Apple left the Pro out of the Mac Studio debut
It is time once again for another edition of “What Is Up With Macs?!”, our long-running series that details the state of the Mac lineup.
But you say “Macalope, I have just reviewed all of your columns over the last 12 years and you have never once run a feature titled ‘What Is Up With Macs?!’”
To which the Macalope responds, “Oh, yeah? Well, you’re just a fictional construct that the Macalope created for humorous effect. You’re not my real dad. For starters, the Macalope’s real dad doesn’t read these columns.”
[Turns face to window. Watches the rain for three hours while Cat Stevens plays. Single tear.]
Where was I? Oh, right. The VERY POPULAR “What Is Up With Macs?!” feature the Macalope does ALL THE TIME.
The Macalope will preface this with a standard disclosure as required by law that he has no inside information about any future plans for the Mac that Apple may have. He denies ever having met Johny Srouji and the rumors the Macalope once played squash with John Ternus and was absolutely destroyed are unfounded.
Un. Founded.
It was racketball.
(Disclaimer: it was also not racketball.)
As exciting as Apple’s announcement of the Mac Studio last week was, the company still has a few loose ends some of its customers would like tied up.
As Ternus teased toward the end of the presentation, the Mac Pro is the one product that Apple is still making that hasn’t yet been transitioned to Apple silicon. Ternus let people know it was coming “another day”.
WHICH DAY, JOHN? NEXT WEDNESDAY? A DAY IN EARLY JUNE? JOHN? COME BACK, JOHN.
Aaand he’s gone.
IDG
Mark Gurman believes that because the M2 is already getting ready to appear in Apple laptops, the first Mac Pro with Apple silicon won’t ship until the M2 Ultra is ready, which would mean more likely at or after WWDC 2023. This lines up with a tweet previously from Ming-Chi Kuo. The horny one is inclined to think Ternus’s verbal wink to the audience means it’s coming sooner than that, but is an M1 Ultra-based Mac Pro different enough from the M1 Ultra-based Mac Studio to really make that much of a difference?

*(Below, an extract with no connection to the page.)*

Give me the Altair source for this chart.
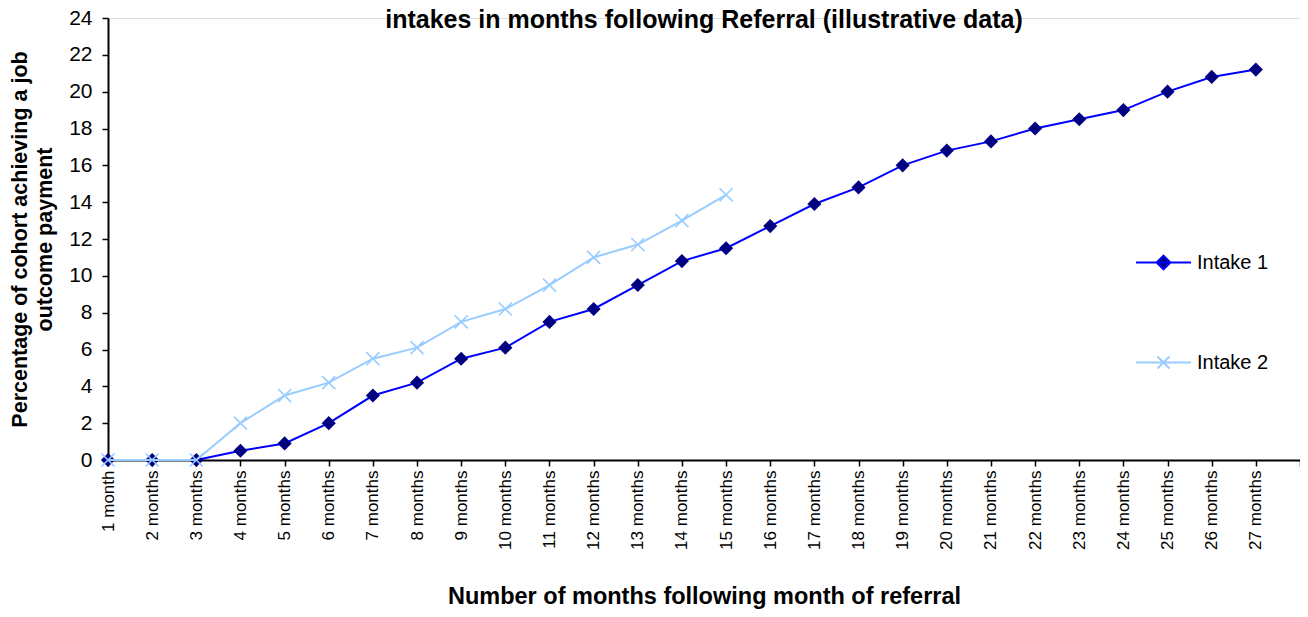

Well, it better be, or why even have a Mac Pro since Apple has indicated that Ultra is as high as the M1 goes (at least for now). Eventually, the expandability of the Mac Pro and the option for dual M1 Ultra processors will have to be enough to make it an attractive product, so why not ship them this year?
Then there’s the 27-inch iMac, which Apple killed, and the iMac Pro, which is no longer a product. But if there are two things the Macalope has learned from zombie movies, it’s don’t split up your party to explore the abandoned mental asylum, and things are only dead until they aren’t anymore. Again, both Kuo and Gurman believe the iMac Pro will be back next year. Color the Macalope brown and at least a little skeptical as that would lead to a fairly crowded top end of the lineup.
He’s not saying it’s not happening. And he’s not saying it is happening. What he is saying is don’t split up when you’re exploring the abandoned mental asylum.
This leaves us with a gap in the current lineup overall. As Dan Moren noted, you can’t currently buy a desktop Mac with an M1 Pro processor. The Mac mini is currently limited to the base M1 and Intel Core i5 and the Mac Studio starts with the M1 Max. That seems… wrong. Before Apple starts crowding the high end with an embarrassment of riches, it should address the needs of the starving middle class with an M1 Pro Mac mini.
If the Macalope were the betting sort, he’d guess that Apple will announce an M1 Ultra-based Mac Pro at this year’s WWDC and an M1 Pro-based Mac mini either at the same time or in the fall. But just as valid as “don’t split up when exploring the mental asylum” is the adage “don’t bet on predictions made my cartoon Mac/antelope/human hybrids in a suit.”